Once the core story is set, every campaign asset should orbit it. Email can add detail. Social posts can show moments from the work. Volunteer messages can make personal invitations. Progress updates can report what has changed. But the center should not keep moving. A campaign feels less human when every channel sounds like it is explaining a different fundraiser.

Build Follow-Up That Still Sounds Personal

Human campaigns do not require every response to be custom. They do require someone to own the quality of the response. As the audience grows, the team needs a simple follow-up system that prevents people from feeling processed.

Start by deciding who answers common questions and how quickly the team can reasonably respond. Then give that person or group clear language for the recurring topics: use of funds, deadlines, ways to help, who the campaign serves, and what happens after the campaign ends. This saves time without forcing every answer to sound identical.

The tone matters. A supporter who asks a thoughtful question should not receive a reply that sounds copied from a promotional flyer. A volunteer who flags confusion should not be treated as an interruption. These moments are data. They show where the campaign is unclear and where trust can be strengthened.

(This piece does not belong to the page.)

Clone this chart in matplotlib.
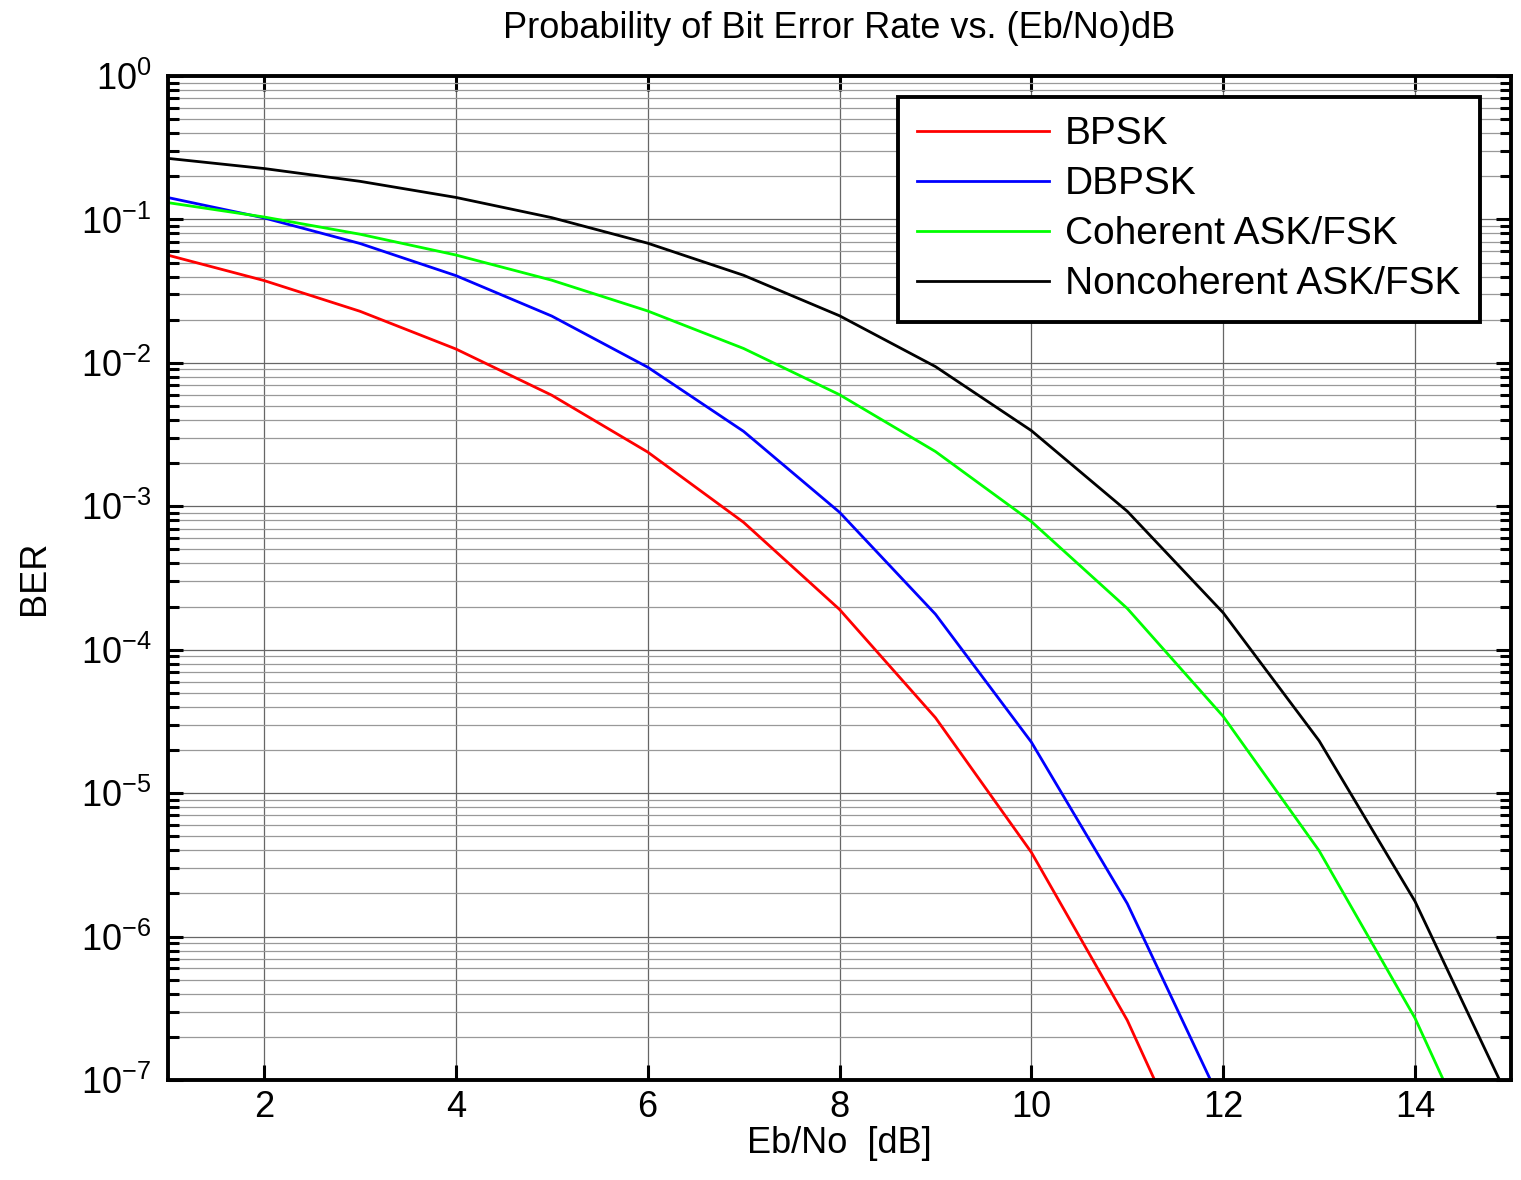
import matplotlib
matplotlib.use('Agg')
import matplotlib.pyplot as plt
from matplotlib.ticker import LogLocator, NullFormatter

plt.rcParams['font.family'] = ['Liberation Sans', 'DejaVu Sans']
plt.rcParams['mathtext.fontset'] = 'custom'
plt.rcParams['mathtext.rm'] = 'Liberation Sans'

# Eb/No in dB and BER
ebno_db = [1, 2, 3, 4, 5, 6, 7, 8, 9, 10, 11, 12, 13, 14, 15]
ber_bpsk = [5.63e-2, 3.75e-2, 2.29e-2, 1.25e-2, 5.95e-3, 2.39e-3, 7.73e-4,
            1.91e-4, 3.36e-5, 3.87e-6, 2.61e-7, 9.01e-9, 1.33e-10, 6.81e-13, 9.2e-16]
ber_dbpsk = [0.142, 0.1025, 0.068, 0.0406, 0.0212, 9.33e-3, 3.33e-3,
             9.09e-4, 1.77e-4, 2.27e-5, 1.70e-6, 6.5e-8, 1.08e-9, 6.1e-12, 9e-15]
ber_coh = [0.1309, 0.104, 0.0789, 0.0565, 0.0377, 0.023, 0.0126,
           6.0e-3, 2.41e-3, 7.83e-4, 1.94e-4, 3.43e-5, 3.97e-6, 2.70e-7, 9.4e-9]
ber_noncoh = [0.2664, 0.2264, 0.1844, 0.1424, 0.1029, 0.0683, 0.0408,
              0.0213, 9.42e-3, 3.37e-3, 9.23e-4, 1.81e-4, 2.32e-5, 1.76e-6, 6.8e-8]

labels = ['BPSK', 'DBPSK', 'Coherent ASK/FSK', 'Noncoherent ASK/FSK']
colors = ['#ff0000', '#0000ff', '#00ff00', '#000000']

fig = plt.figure(figsize=(15.21, 11.8), dpi=100)
ax = fig.add_axes([0.1105, 0.0847, 0.8829, 0.8509])

for ber, lab, c in zip([ber_bpsk, ber_dbpsk, ber_coh, ber_noncoh], labels, colors):
    ax.semilogy(ebno_db, ber, color=c, lw=2.0, label=lab)

ax.set_xlim(1, 15)
ax.set_ylim(1e-7, 1)
ax.set_xticks([2, 4, 6, 8, 10, 12, 14])
ax.yaxis.set_major_locator(LogLocator(base=10, numticks=10))
ax.yaxis.set_minor_locator(LogLocator(base=10, subs=range(2, 10), numticks=100))
ax.yaxis.set_minor_formatter(NullFormatter())

ax.grid(True, which='major', color='0.4', lw=0.9)
ax.grid(True, which='minor', axis='y', color='0.6', lw=0.9)

ax.tick_params(which='both', direction='in', top=True, right=True, width=2.2)
ax.tick_params(which='major', length=11, labelsize=26)
ax.tick_params(axis='x', which='major', pad=7)
ax.tick_params(axis='y', which='major', pad=12)
ax.tick_params(which='minor', length=8)
for s in ax.spines.values():
    s.set_linewidth(2.8)

ax.set_title('Probability of Bit Error Rate vs. (Eb/No)dB', fontsize=26, pad=27)
ax.set_xlabel('Eb/No  [dB]', fontsize=26, labelpad=1)
ax.set_ylabel('BER', fontsize=26, labelpad=21)

leg = ax.legend(loc='upper right', bbox_to_anchor=(0.973, 0.918),
                bbox_transform=fig.transFigure, borderaxespad=0,
                fontsize=28, handlelength=3.4, handletextpad=0.4,
                fancybox=False, framealpha=1, edgecolor='black',
                borderpad=0.5, labelspacing=0.36)
leg.get_frame().set_linewidth(2.8)

fig.savefig('out.png', dpi=100)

It also helps to separate automation from acknowledgment. Automated confirmations, scheduled reminders, and templated updates can be useful. But the campaign should still have places where a real person notices what is happening: a handwritten note to a sponsor, a quick reply to a family that shared the campaign widely, a direct thank-you to a volunteer who carried an awkward task, or a personal answer to a supporter who needed reassurance.

Use Updates as Evidence, Not Interruption

As campaigns scale, updates are often treated as volume. More messages are assumed to mean more momentum. In practice, too many thin updates can make the campaign feel less trustworthy. Supporters begin to tune out because each message asks for attention without giving much back.

A useful update provides evidence. It shows progress, clarifies a next step, answers a common question, or reveals something meaningful about the work. It does not simply repeat that the campaign is important. Supporters already heard that at launch.

Before sending an update, the team can ask three questions. What will the supporter understand after this message that they did not understand before? What action, if any, is now easier? Does the tone still feel like an invitation rather than a demand? If the update fails those tests, it may need to be rewritten or skipped.

Progress updates are especially powerful when they connect numbers to human meaning. “We are halfway to the goal” is useful. “We are halfway to covering the added delivery days for July” is better. The second version helps supporters understand why the progress matters and what remains at stake.

Decide What Will Stay Small on Purpose

Not everything should scale. Some parts of a campaign should remain deliberately personal because they carry more trust that way. The team should decide those limits before growth makes every task feel urgent.

For example, the first invitation to a major local partner may deserve a direct conversation instead of a mass email. Volunteer onboarding may need a short live briefing rather than a packet alone. A sensitive story may be better shared in general terms than turned into repeated promotional content. A final thank-you may need a human note from the person closest to the work.

These choices are not inefficiencies. They are trust investments. A campaign that scales every interaction can become faster while becoming easier to ignore. A campaign that protects a few high-value personal moments can grow without losing its character.

The goal is a campaign that feels organized but not industrial. Supporters should be able to tell that the team has a plan, and also that people are still paying attention. Volunteers should have structure, but not be forced into language that sounds unlike them. Leaders should be able to track progress, but not treat the dashboard as a substitute for listening.

Growth does not have to make a fundraiser colder. It only does that when the team scales activity without scaling care. Keep the story plain, the follow-up owned, the updates useful, and a few moments intentionally personal. That is how a campaign stays human while it gets bigger.